Excerpt from a dataset
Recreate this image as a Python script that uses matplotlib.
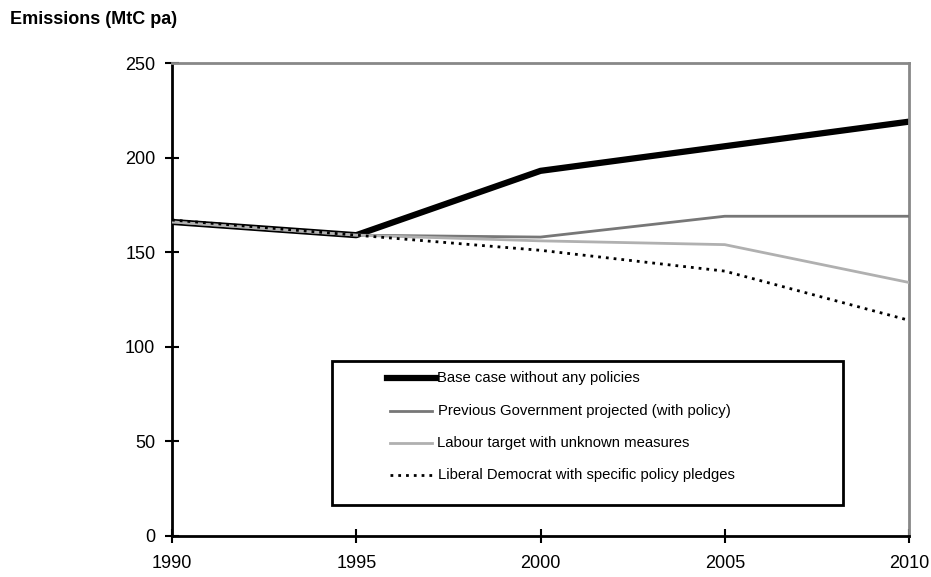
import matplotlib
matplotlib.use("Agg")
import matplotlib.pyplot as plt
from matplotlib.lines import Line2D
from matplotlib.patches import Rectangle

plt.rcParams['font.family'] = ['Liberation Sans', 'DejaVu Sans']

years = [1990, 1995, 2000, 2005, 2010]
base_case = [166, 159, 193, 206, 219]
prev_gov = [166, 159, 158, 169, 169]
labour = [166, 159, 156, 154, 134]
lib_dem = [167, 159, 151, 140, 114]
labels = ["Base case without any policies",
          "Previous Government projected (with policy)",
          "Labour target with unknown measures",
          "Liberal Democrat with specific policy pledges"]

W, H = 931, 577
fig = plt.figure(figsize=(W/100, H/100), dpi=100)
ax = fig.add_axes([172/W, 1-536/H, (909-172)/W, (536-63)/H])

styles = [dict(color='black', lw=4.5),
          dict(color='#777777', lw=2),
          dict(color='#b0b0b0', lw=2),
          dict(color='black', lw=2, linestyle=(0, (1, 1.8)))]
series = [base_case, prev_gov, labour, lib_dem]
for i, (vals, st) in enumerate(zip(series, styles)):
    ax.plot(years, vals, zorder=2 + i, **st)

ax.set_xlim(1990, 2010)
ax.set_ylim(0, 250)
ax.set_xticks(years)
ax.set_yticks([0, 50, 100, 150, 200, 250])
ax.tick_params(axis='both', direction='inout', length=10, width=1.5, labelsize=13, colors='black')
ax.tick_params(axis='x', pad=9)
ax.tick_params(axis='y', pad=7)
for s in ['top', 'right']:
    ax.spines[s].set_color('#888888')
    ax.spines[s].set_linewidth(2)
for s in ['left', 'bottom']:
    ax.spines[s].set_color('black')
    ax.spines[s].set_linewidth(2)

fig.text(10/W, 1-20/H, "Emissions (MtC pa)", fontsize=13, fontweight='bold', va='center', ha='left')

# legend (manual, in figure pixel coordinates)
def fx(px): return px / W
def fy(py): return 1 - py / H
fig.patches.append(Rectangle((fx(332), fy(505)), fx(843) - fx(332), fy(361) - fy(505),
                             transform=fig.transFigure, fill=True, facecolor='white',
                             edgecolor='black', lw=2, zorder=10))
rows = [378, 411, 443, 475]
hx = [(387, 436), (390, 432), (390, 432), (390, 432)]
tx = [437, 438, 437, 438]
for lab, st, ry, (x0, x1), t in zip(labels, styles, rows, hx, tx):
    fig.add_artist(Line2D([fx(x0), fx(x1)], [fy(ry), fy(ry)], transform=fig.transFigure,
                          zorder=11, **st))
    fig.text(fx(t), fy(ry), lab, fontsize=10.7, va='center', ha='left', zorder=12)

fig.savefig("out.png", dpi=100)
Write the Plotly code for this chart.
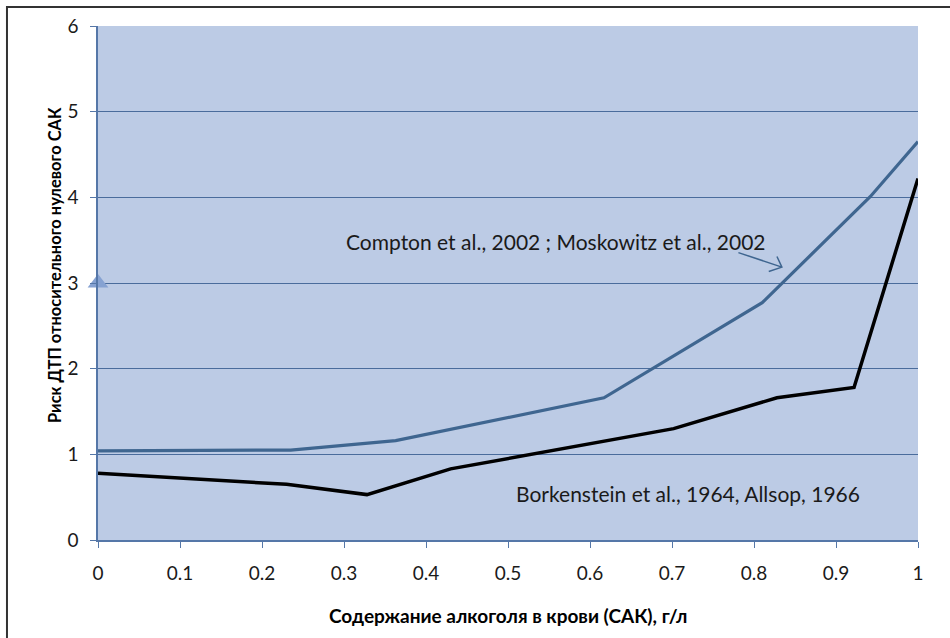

TASK DETAILS: Every record above should be written out again exactly; the pictures stay out of the copy.

RESULT:
Recreate this image as a Python script that uses matplotlib.
import matplotlib
matplotlib.use("Agg")
import matplotlib.pyplot as plt
from matplotlib.lines import Line2D
from matplotlib.patches import Rectangle

plt.rcParams['font.family'] = ['Liberation Sans', 'DejaVu Sans']

years = [1990, 1995, 2000, 2005, 2010]
base_case = [166, 159, 193, 206, 219]
prev_gov = [166, 159, 158, 169, 169]
labour = [166, 159, 156, 154, 134]
lib_dem = [167, 159, 151, 140, 114]
labels = ["Base case without any policies",
          "Previous Government projected (with policy)",
          "Labour target with unknown measures",
          "Liberal Democrat with specific policy pledges"]

W, H = 931, 577
fig = plt.figure(figsize=(W/100, H/100), dpi=100)
ax = fig.add_axes([172/W, 1-536/H, (909-172)/W, (536-63)/H])

styles = [dict(color='black', lw=4.5),
          dict(color='#777777', lw=2),
          dict(color='#b0b0b0', lw=2),
          dict(color='black', lw=2, linestyle=(0, (1, 1.8)))]
series = [base_case, prev_gov, labour, lib_dem]
for i, (vals, st) in enumerate(zip(series, styles)):
    ax.plot(years, vals, zorder=2 + i, **st)

ax.set_xlim(1990, 2010)
ax.set_ylim(0, 250)
ax.set_xticks(years)
ax.set_yticks([0, 50, 100, 150, 200, 250])
ax.tick_params(axis='both', direction='inout', length=10, width=1.5, labelsize=13, colors='black')
ax.tick_params(axis='x', pad=9)
ax.tick_params(axis='y', pad=7)
for s in ['top', 'right']:
    ax.spines[s].set_color('#888888')
    ax.spines[s].set_linewidth(2)
for s in ['left', 'bottom']:
    ax.spines[s].set_color('black')
    ax.spines[s].set_linewidth(2)

fig.text(10/W, 1-20/H, "Emissions (MtC pa)", fontsize=13, fontweight='bold', va='center', ha='left')

# legend (manual, in figure pixel coordinates)
def fx(px): return px / W
def fy(py): return 1 - py / H
fig.patches.append(Rectangle((fx(332), fy(505)), fx(843) - fx(332), fy(361) - fy(505),
                             transform=fig.transFigure, fill=True, facecolor='white',
                             edgecolor='black', lw=2, zorder=10))
rows = [378, 411, 443, 475]
hx = [(387, 436), (390, 432), (390, 432), (390, 432)]
tx = [437, 438, 437, 438]
for lab, st, ry, (x0, x1), t in zip(labels, styles, rows, hx, tx):
    fig.add_artist(Line2D([fx(x0), fx(x1)], [fy(ry), fy(ry)], transform=fig.transFigure,
                          zorder=11, **st))
    fig.text(fx(t), fy(ry), lab, fontsize=10.7, va='center', ha='left', zorder=12)

fig.savefig("out.png", dpi=100)
Write the Plotly code for this chart.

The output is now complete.